## GIVEN EXERCISE:
Look through the material below and count the lines with the string "standalone". Report only the count.

'''

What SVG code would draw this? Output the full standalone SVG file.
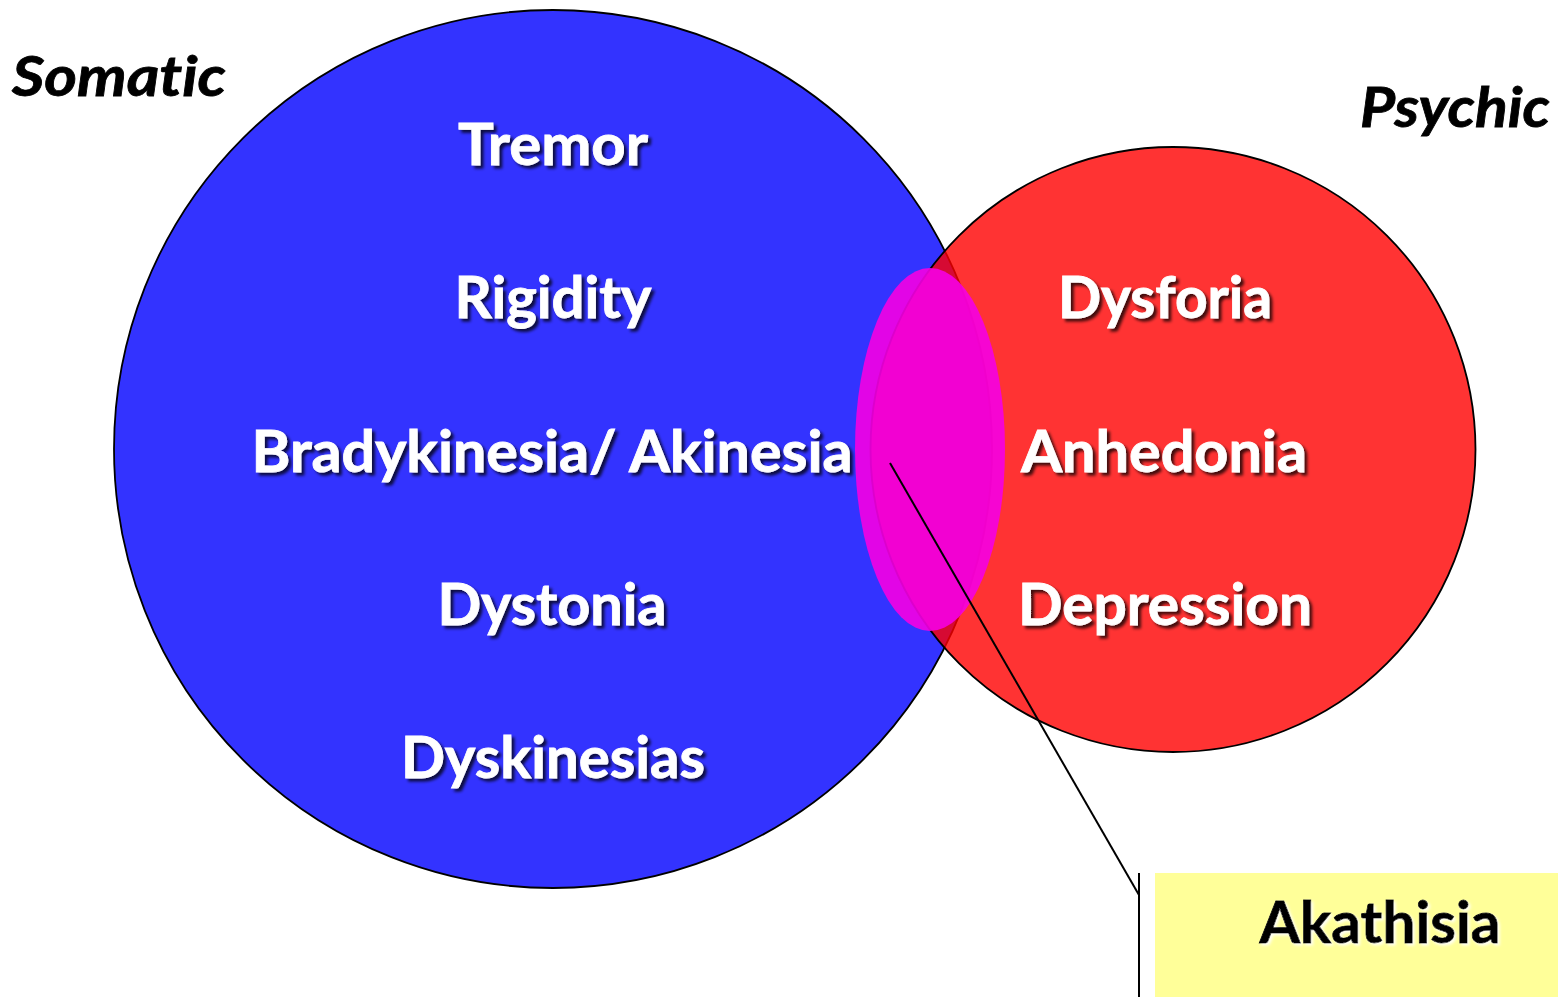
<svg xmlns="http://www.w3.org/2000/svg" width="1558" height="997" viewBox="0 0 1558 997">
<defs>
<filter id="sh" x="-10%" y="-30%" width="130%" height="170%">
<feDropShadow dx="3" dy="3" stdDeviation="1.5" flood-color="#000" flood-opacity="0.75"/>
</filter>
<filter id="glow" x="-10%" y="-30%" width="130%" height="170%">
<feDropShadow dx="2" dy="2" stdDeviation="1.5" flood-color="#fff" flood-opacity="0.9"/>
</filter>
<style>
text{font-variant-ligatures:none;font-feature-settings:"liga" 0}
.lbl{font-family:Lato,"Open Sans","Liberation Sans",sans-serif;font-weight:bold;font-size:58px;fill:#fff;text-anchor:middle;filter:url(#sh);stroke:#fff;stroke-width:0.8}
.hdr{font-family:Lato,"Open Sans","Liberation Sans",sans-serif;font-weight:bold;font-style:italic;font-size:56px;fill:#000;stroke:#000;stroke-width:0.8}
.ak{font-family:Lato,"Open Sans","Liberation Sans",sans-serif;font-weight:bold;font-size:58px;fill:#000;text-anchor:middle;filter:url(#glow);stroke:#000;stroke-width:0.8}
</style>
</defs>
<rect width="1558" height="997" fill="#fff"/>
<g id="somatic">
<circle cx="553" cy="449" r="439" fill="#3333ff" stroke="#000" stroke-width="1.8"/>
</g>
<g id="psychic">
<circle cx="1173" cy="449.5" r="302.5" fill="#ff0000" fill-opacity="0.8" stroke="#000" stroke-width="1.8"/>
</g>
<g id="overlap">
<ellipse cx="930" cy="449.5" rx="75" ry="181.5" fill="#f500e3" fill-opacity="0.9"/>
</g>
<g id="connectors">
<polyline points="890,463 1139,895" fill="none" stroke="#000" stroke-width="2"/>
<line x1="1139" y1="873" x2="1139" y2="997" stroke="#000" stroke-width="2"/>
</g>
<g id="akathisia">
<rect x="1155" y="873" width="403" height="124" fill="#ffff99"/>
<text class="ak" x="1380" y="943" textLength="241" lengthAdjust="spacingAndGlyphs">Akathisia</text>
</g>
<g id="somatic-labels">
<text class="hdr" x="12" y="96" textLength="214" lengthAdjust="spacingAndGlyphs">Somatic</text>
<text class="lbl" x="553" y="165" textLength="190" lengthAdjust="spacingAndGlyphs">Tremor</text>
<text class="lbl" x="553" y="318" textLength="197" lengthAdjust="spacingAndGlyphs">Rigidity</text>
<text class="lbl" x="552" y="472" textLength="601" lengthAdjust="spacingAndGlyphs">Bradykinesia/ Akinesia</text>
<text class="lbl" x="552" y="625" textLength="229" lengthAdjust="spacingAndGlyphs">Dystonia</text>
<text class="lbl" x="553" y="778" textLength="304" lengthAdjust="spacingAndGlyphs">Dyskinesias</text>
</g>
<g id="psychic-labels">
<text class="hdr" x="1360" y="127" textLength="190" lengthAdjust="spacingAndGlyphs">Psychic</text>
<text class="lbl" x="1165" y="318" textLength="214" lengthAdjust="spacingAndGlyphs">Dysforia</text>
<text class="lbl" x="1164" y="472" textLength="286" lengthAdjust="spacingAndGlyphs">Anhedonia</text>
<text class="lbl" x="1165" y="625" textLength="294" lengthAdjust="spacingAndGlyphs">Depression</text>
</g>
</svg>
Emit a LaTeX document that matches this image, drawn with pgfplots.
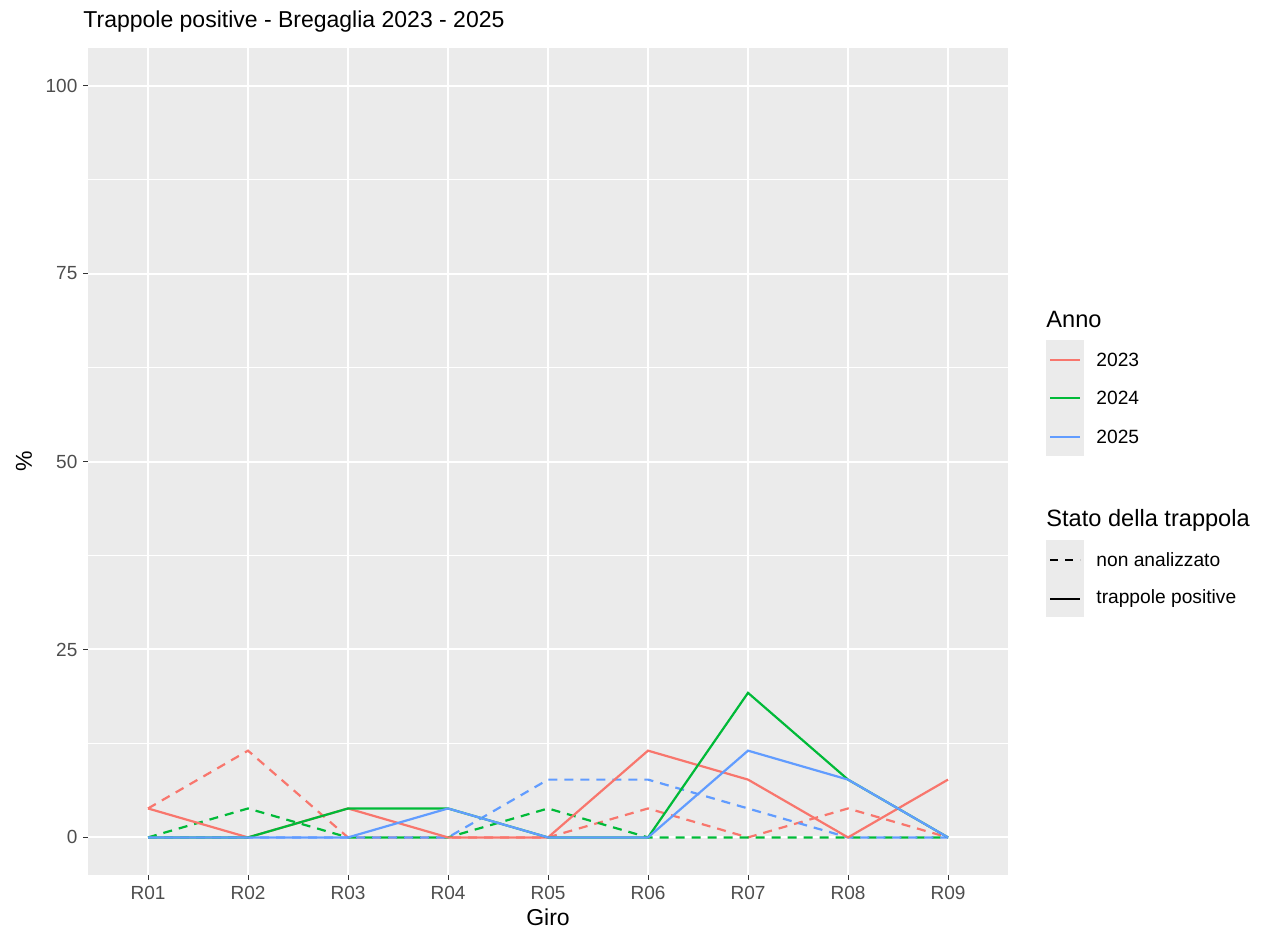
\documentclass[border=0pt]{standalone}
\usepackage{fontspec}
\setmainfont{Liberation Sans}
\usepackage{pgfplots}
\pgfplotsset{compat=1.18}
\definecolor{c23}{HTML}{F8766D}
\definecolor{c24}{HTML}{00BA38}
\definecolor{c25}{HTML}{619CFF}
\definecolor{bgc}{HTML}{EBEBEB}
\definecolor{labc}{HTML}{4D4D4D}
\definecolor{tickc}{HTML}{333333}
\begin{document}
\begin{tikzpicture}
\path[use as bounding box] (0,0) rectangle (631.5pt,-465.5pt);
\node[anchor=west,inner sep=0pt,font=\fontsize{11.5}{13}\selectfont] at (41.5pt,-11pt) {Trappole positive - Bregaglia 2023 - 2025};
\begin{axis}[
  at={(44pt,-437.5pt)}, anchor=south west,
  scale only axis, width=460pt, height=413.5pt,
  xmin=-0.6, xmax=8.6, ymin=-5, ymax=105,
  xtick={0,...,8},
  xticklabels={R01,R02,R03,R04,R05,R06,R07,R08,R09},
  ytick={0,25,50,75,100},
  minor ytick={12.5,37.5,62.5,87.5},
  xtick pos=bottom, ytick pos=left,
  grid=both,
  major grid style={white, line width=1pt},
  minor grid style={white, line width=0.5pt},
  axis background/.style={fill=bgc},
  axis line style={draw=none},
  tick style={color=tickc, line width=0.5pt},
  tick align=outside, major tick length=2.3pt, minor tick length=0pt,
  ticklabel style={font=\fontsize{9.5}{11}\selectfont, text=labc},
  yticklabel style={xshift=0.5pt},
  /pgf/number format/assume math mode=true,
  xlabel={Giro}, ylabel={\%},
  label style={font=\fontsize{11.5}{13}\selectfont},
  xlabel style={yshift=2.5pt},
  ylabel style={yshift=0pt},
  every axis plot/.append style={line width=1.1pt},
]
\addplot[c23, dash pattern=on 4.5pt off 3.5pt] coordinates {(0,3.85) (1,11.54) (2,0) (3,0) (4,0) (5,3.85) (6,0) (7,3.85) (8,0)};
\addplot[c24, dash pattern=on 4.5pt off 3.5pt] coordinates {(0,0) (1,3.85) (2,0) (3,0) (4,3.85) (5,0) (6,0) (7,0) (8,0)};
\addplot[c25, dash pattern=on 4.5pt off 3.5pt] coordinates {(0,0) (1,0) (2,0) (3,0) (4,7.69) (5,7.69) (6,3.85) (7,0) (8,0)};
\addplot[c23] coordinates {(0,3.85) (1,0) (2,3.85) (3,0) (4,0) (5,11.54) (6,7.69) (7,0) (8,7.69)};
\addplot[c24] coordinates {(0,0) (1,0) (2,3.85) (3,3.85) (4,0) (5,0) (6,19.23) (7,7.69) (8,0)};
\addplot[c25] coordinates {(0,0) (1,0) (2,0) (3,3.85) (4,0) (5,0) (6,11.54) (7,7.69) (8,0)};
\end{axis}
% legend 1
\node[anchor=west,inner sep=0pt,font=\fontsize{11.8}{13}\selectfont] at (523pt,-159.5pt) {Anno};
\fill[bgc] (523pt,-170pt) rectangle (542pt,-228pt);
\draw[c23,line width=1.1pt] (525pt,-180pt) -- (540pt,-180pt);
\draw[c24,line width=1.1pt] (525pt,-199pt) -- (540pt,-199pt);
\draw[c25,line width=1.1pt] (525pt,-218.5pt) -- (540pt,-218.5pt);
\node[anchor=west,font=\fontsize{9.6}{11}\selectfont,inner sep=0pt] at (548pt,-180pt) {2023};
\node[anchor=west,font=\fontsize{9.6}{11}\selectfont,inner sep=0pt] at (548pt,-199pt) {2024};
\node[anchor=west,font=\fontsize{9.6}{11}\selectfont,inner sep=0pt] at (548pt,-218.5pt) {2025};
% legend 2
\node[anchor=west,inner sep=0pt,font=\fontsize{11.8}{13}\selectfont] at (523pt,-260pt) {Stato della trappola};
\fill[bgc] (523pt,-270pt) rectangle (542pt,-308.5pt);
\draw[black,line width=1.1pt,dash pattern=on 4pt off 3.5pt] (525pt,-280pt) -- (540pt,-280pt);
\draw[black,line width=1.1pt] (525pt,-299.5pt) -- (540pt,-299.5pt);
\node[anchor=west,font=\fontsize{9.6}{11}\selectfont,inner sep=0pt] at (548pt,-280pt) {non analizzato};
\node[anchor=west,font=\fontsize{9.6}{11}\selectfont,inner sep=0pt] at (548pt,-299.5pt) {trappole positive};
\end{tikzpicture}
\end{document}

'''

## RESULT OF THIS TASK:
2